Earth From Space

Earth From Space's Executive Producer Jo Shinner introduces us to the series.

Published: 9 April 2019
Our mantra from the get-go was, what can satellite imaging add to the natural history genre that feels fresh, revelatory and from a new perspective?
— Jo Shinner, Executive Producer

"When I first started out on my journey with Earth From Space I travelled with Chloe Sarosh, Series Producer, and Barny Revill, Series Director, to a trade park outside Madrid. This is the headquarters of UrtheCast, the satellite imaging company who we were about to embark on a great adventure with.

Hanging on the wall were breathtaking images of the world from space. One of them was a design of perfect circles, a space-view of agricultural patterns in America created by circular irrigation arms. We were intrigued, delighted, amazed - and then our next thought was, what happens in the diamond shaped spaces between the circles?

When we looked into it we discovered they had been co-opted as conservation areas for breeding quails - tiny oasis of bio-diversity in what would otherwise be a mono-cultural bio-desert - and a great story for us!

This approach became part of our ethos in creating the series. Our mantra from the get-go was, what can satellite imaging add to the natural history genre that feels fresh, revelatory and from a new perspective?

What could you discover from space that you didn’t know before? How could these discoveries help scientists monitor the fragile health of our natural planet? How had animals helped make the extraordinary patterns that emerged only when seen from such a distance? And what were the strategies other species used to survive within these patterns? How have animals contributed to the rainbow hues that splash the world with vibrant colour?

We learnt so many things: that satellite cameras have revolutionised how scientists can monitor the natural world; how new populations of species such as penguins have been discovered; how we can follow migrating animals; how extraordinary lacy dune formations on the coast of Brazil become a filigree of pools where brightly coloured turtles hunt fresh water fish; how experts can monitor the health of coral reefs from the patterns of sand around them; how a wombat population is thriving from a landscape spattered with tiny marks that is their burrow.

In addition there is no doubt that images from space are simply awe-inspiring. Beautiful. Epic. Sometimes you gasp at seeing places you know from a different angle. Other times you simply can’t work out what on earth they could be.

One of our favourite games was playing guess the image. Turquoise swirls like abstract art turn out to be gigantic ocean blooms of microscopic phytoplankton that are the lungs of our planet. Black dots on a sandy background turn out to be rubbish dumps of old tyres in a desert, and what looks like an exotic coral fan turns out to be a beautiful delta in Guinea-Bissau.

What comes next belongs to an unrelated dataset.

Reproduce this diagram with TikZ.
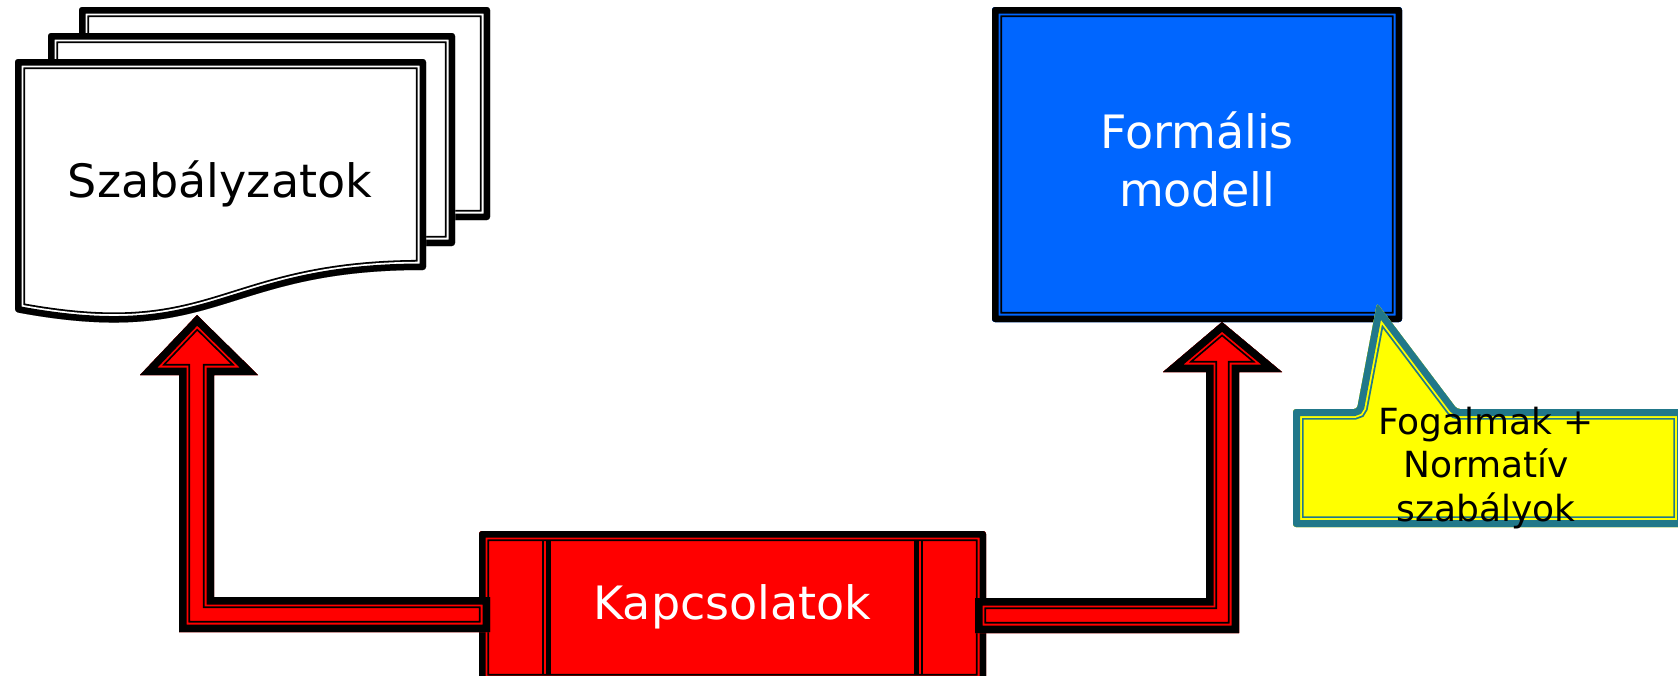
\documentclass[tikz,border=0pt]{standalone}
\usepackage{fontspec}
\setmainfont{DejaVu Sans}
\definecolor{boxblue}{RGB}{0,102,255}
\definecolor{calteal}{RGB}{33,120,138}
\definecolor{calyellow}{RGB}{255,255,0}
\definecolor{arrred}{RGB}{255,0,0}
% compound outline: #1 fill, #2 line colour, #3 outer band, #4 path
\newcommand\cmpd[4]{%
  \begin{scope}
    \clip #4;
    \fill[#1] #4;
    \draw[#2,line width=2*(#3+3.6)] #4;
    \draw[#1,line width=2*(#3+1.8)] #4;
    \draw[#2,line width=2*(#3)] #4;
  \end{scope}}
\tikzset{
  lbl/.style={inner sep=0pt, anchor=base, align=center},
}
\begin{document}
\begin{tikzpicture}[x=1pt,y=-1pt]
\path[use as bounding box] (0,0) rectangle (1678,675);
\clip (0,0) rectangle (1678,675);
% stacked documents
\cmpd{white}{black}{6.5}{[rounded corners=3pt] (79,7) rectangle (490,220)}
\cmpd{white}{black}{6.5}{[rounded corners=3pt] (48,33) rectangle (455,246)}
\cmpd{white}{black}{6.5}{[rounded corners=3pt] (15,59) -- (426,59) -- (426,270) .. controls (220,270) and (220,350) .. (15,312) -- cycle}
\node[lbl, font=\fontsize{46}{58}\selectfont] (szab) at (220,197) {Szabályzatok};
% formal model
\cmpd{boxblue}{black}{6.5}{[rounded corners=3pt] (992,7) rectangle (1402,322)}
\node[lbl, text=white, font=\fontsize{46}{58}\selectfont] (formal) at (1197,148)
  {\begin{tabular}[t]{@{}c@{}}Formális\\modell\end{tabular}};
% callout
\cmpd{calyellow}{calteal}{7}{[rounded corners=3pt] (1293,409) -- (1357,409) -- (1377,303) -- (1457,409) -- (1684,409) -- (1684,527) -- (1293,527) -- cycle}
\node[lbl, font=\fontsize{36}{43.5}\selectfont] (fogalm) at (1486,434)
  {\begin{tabular}[t]{@{}c@{}}Fogalmak +\\Normatív\\szabályok\end{tabular}};
% Kapcsolatok box
\begin{scope}
  \clip[rounded corners=3pt] (479,531) rectangle (986,684);
  \fill[arrred] (479,531) rectangle (986,684);
  \draw[black,line width=1.6] (543,531) -- (543,684);
  \draw[black,line width=5] (548.5,531) -- (548.5,684);
  \draw[black,line width=5] (916,531) -- (916,684);
  \draw[black,line width=1.6] (922,531) -- (922,684);
  \draw[black,line width=2*(6.5+3.6)] [rounded corners=3pt] (479,531) rectangle (986,684);
  \draw[arrred,line width=2*(6.5+1.8)] [rounded corners=3pt] (479,531) rectangle (986,684);
  \draw[black,line width=2*6.5] [rounded corners=3pt] (479,531) rectangle (986,684);
\end{scope}
\node[lbl, text=white, font=\fontsize{46}{58}\selectfont] (kapcs) at (732.5,619.5) {Kapcsolatok};
% block arrows
\cmpd{arrred}{black}{7.5}{(197,315) -- (258,375) -- (214,375) -- (214,597) -- (490,597) -- (490,632) -- (179,632) -- (179,375) -- (140,375) -- cycle}
\cmpd{arrred}{black}{7.5}{(1222,322) -- (1282,372) -- (1239,372) -- (1239,633) -- (975,633) -- (975,598) -- (1206,598) -- (1206,372) -- (1163,372) -- cycle}
\end{tikzpicture}
\end{document}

And there is no doubt that the most sobering and extraordinary insight of all is being visually confronted with the incontrovertible truth of just how fast our planet is changing. Time-lapses over years show cities growing and swallowing up the countryside around them. Huge swathes of forests are decimated before your eyes or converted into regular agricultural patterns. Ice melts away from mountain tops and glaciers.

It is like having an exclusive ring-side view on how the planet works and the secrets hidden in its remote corners."